[Excerpt from a dataset]
++++

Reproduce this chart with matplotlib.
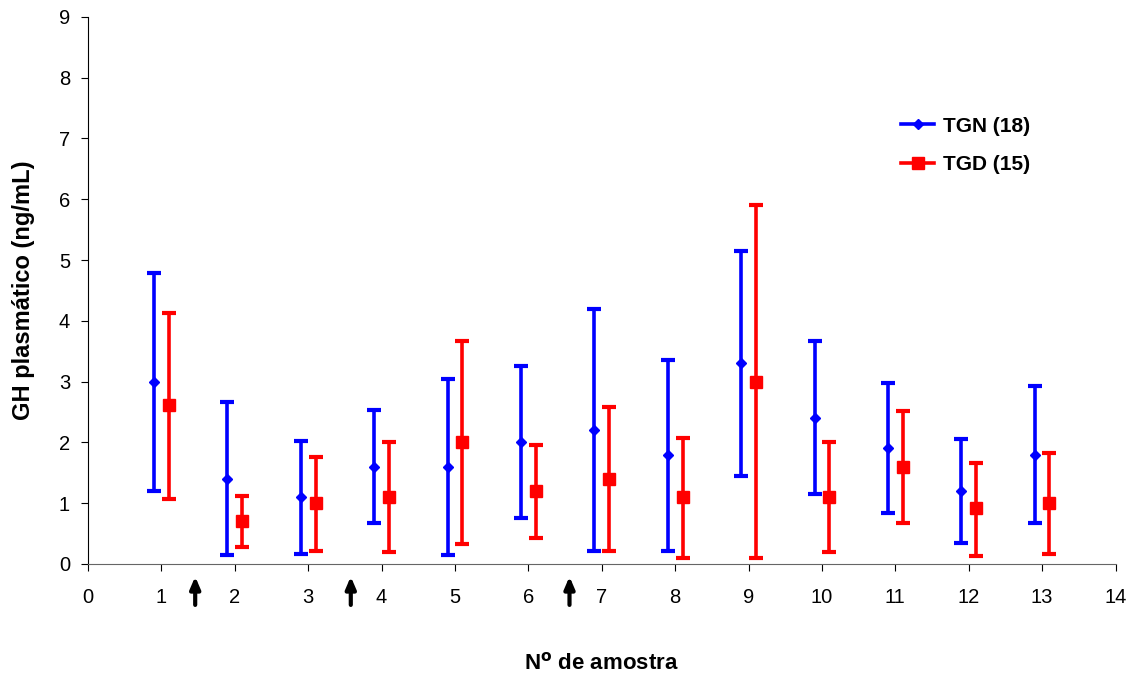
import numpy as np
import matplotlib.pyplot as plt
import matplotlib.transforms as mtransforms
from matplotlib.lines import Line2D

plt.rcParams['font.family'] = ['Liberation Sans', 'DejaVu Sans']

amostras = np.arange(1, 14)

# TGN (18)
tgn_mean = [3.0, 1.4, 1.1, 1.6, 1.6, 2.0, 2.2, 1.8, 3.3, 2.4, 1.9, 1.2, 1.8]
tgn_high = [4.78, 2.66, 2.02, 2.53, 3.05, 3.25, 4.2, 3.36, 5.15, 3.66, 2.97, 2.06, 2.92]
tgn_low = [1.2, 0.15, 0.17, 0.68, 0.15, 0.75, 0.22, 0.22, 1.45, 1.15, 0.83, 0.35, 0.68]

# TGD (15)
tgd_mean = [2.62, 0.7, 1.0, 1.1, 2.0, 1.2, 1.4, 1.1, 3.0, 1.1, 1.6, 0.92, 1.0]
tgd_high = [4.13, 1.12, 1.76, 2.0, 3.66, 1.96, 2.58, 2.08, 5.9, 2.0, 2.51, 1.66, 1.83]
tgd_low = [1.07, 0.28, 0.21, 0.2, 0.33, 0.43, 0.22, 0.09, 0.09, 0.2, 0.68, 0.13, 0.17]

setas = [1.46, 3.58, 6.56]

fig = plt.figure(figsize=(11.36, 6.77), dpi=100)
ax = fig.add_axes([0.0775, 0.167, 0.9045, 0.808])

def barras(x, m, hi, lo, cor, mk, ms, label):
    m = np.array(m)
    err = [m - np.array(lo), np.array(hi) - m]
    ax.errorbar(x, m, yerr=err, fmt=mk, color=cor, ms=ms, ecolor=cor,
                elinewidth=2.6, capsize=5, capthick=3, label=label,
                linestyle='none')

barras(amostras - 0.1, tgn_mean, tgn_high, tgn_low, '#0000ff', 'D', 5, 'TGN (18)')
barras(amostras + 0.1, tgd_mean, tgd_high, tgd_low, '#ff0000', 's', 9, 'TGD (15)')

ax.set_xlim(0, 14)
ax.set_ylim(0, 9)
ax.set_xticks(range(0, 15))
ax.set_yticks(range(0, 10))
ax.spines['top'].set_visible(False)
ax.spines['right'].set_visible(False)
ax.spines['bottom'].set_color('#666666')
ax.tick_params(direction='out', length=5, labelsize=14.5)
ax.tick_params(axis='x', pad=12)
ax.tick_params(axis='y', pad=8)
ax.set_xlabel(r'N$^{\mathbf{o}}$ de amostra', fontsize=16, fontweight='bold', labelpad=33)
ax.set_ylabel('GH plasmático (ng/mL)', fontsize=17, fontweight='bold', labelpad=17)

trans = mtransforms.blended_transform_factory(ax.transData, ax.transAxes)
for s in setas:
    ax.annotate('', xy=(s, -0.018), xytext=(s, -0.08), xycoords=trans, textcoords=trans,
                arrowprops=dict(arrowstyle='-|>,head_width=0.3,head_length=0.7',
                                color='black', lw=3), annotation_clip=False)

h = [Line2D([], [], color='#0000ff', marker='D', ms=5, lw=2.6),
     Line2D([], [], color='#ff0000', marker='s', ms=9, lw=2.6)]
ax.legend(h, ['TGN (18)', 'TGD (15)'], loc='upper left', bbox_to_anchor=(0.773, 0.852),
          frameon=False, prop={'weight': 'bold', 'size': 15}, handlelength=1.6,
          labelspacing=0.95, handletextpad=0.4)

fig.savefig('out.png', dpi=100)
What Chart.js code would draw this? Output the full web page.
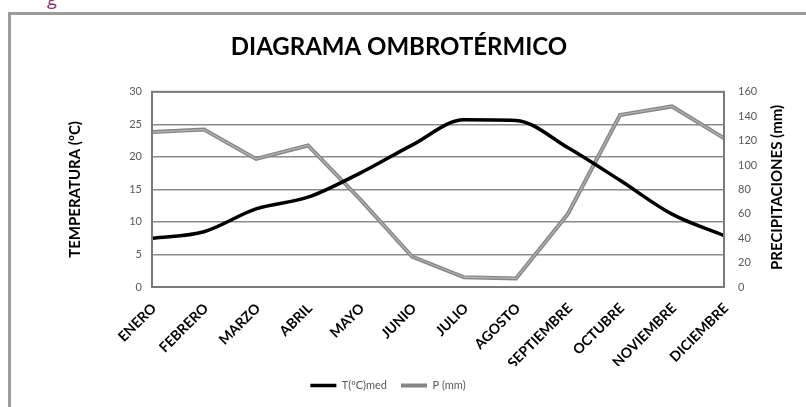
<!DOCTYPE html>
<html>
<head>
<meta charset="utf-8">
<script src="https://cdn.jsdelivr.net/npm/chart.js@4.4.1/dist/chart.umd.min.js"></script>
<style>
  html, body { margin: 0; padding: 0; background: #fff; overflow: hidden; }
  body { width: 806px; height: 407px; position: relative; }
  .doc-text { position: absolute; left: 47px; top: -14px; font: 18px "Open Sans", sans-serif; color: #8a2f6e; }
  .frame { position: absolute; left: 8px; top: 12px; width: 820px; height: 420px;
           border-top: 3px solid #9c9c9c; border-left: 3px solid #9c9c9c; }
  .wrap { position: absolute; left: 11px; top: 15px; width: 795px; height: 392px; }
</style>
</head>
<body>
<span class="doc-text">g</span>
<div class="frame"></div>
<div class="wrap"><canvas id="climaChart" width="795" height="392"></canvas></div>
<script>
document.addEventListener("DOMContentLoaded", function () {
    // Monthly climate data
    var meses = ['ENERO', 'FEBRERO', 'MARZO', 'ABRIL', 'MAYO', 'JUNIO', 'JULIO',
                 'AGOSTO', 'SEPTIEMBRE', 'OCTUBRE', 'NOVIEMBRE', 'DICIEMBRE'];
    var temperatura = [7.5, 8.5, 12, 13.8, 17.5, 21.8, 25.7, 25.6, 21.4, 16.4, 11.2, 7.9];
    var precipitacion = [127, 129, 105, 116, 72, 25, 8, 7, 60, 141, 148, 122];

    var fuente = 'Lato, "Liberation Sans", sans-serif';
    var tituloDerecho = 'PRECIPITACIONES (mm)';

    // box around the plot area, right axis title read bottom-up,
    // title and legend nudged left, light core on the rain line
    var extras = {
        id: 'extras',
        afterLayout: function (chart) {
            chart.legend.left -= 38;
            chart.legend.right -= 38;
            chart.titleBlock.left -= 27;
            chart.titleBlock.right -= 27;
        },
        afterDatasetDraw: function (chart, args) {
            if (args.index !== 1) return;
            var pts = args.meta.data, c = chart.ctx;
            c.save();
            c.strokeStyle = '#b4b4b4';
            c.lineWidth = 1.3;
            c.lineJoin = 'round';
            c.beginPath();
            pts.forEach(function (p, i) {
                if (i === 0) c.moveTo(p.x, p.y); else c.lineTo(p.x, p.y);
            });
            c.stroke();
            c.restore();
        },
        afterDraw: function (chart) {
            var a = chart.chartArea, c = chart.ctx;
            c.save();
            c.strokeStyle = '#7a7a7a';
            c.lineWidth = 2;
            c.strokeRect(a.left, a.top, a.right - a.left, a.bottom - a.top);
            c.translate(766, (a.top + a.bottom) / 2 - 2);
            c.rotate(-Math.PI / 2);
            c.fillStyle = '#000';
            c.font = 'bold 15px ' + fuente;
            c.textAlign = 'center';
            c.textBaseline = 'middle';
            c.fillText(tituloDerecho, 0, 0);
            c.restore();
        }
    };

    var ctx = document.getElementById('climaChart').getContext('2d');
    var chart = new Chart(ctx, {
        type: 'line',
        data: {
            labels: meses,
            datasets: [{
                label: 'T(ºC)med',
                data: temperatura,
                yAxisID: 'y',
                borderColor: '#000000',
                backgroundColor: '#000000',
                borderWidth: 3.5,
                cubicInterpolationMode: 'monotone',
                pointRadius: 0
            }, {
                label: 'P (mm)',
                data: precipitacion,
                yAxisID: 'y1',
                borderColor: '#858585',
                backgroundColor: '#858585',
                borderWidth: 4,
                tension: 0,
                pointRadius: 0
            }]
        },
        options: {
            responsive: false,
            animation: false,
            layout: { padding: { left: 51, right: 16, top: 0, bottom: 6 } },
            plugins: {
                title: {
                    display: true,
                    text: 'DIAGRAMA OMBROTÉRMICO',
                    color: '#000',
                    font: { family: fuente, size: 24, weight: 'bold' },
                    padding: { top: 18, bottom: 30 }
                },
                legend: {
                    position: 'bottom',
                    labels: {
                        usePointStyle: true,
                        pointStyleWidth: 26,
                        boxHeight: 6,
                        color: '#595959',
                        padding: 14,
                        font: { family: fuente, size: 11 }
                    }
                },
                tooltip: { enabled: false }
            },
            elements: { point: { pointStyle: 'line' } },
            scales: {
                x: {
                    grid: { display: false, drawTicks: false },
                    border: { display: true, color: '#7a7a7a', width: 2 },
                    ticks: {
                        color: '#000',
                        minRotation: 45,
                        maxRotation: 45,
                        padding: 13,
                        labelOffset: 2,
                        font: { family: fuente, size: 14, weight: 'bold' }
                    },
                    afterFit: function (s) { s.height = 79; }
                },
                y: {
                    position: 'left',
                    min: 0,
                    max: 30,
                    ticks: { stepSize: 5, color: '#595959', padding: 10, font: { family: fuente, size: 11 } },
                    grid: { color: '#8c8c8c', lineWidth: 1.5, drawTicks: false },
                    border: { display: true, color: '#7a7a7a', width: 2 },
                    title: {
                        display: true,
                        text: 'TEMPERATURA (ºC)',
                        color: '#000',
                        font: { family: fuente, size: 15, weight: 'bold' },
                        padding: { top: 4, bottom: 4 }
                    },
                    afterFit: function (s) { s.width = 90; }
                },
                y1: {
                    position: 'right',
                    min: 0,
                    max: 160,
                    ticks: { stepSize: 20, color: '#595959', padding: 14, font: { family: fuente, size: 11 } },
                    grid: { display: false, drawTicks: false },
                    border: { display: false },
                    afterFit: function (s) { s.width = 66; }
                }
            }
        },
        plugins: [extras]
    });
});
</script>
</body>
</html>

++++

- _Work to complete_
Without the pictures, copy the entries from their first line through the line containing "ax = fig.add_axes([0.0775, 0.167, 0.9045, 0.808])", and only those lines.

- _Written response_
Reproduce this chart with matplotlib.
import numpy as np
import matplotlib.pyplot as plt
import matplotlib.transforms as mtransforms
from matplotlib.lines import Line2D

plt.rcParams['font.family'] = ['Liberation Sans', 'DejaVu Sans']

amostras = np.arange(1, 14)

# TGN (18)
tgn_mean = [3.0, 1.4, 1.1, 1.6, 1.6, 2.0, 2.2, 1.8, 3.3, 2.4, 1.9, 1.2, 1.8]
tgn_high = [4.78, 2.66, 2.02, 2.53, 3.05, 3.25, 4.2, 3.36, 5.15, 3.66, 2.97, 2.06, 2.92]
tgn_low = [1.2, 0.15, 0.17, 0.68, 0.15, 0.75, 0.22, 0.22, 1.45, 1.15, 0.83, 0.35, 0.68]

# TGD (15)
tgd_mean = [2.62, 0.7, 1.0, 1.1, 2.0, 1.2, 1.4, 1.1, 3.0, 1.1, 1.6, 0.92, 1.0]
tgd_high = [4.13, 1.12, 1.76, 2.0, 3.66, 1.96, 2.58, 2.08, 5.9, 2.0, 2.51, 1.66, 1.83]
tgd_low = [1.07, 0.28, 0.21, 0.2, 0.33, 0.43, 0.22, 0.09, 0.09, 0.2, 0.68, 0.13, 0.17]

setas = [1.46, 3.58, 6.56]

fig = plt.figure(figsize=(11.36, 6.77), dpi=100)
ax = fig.add_axes([0.0775, 0.167, 0.9045, 0.808])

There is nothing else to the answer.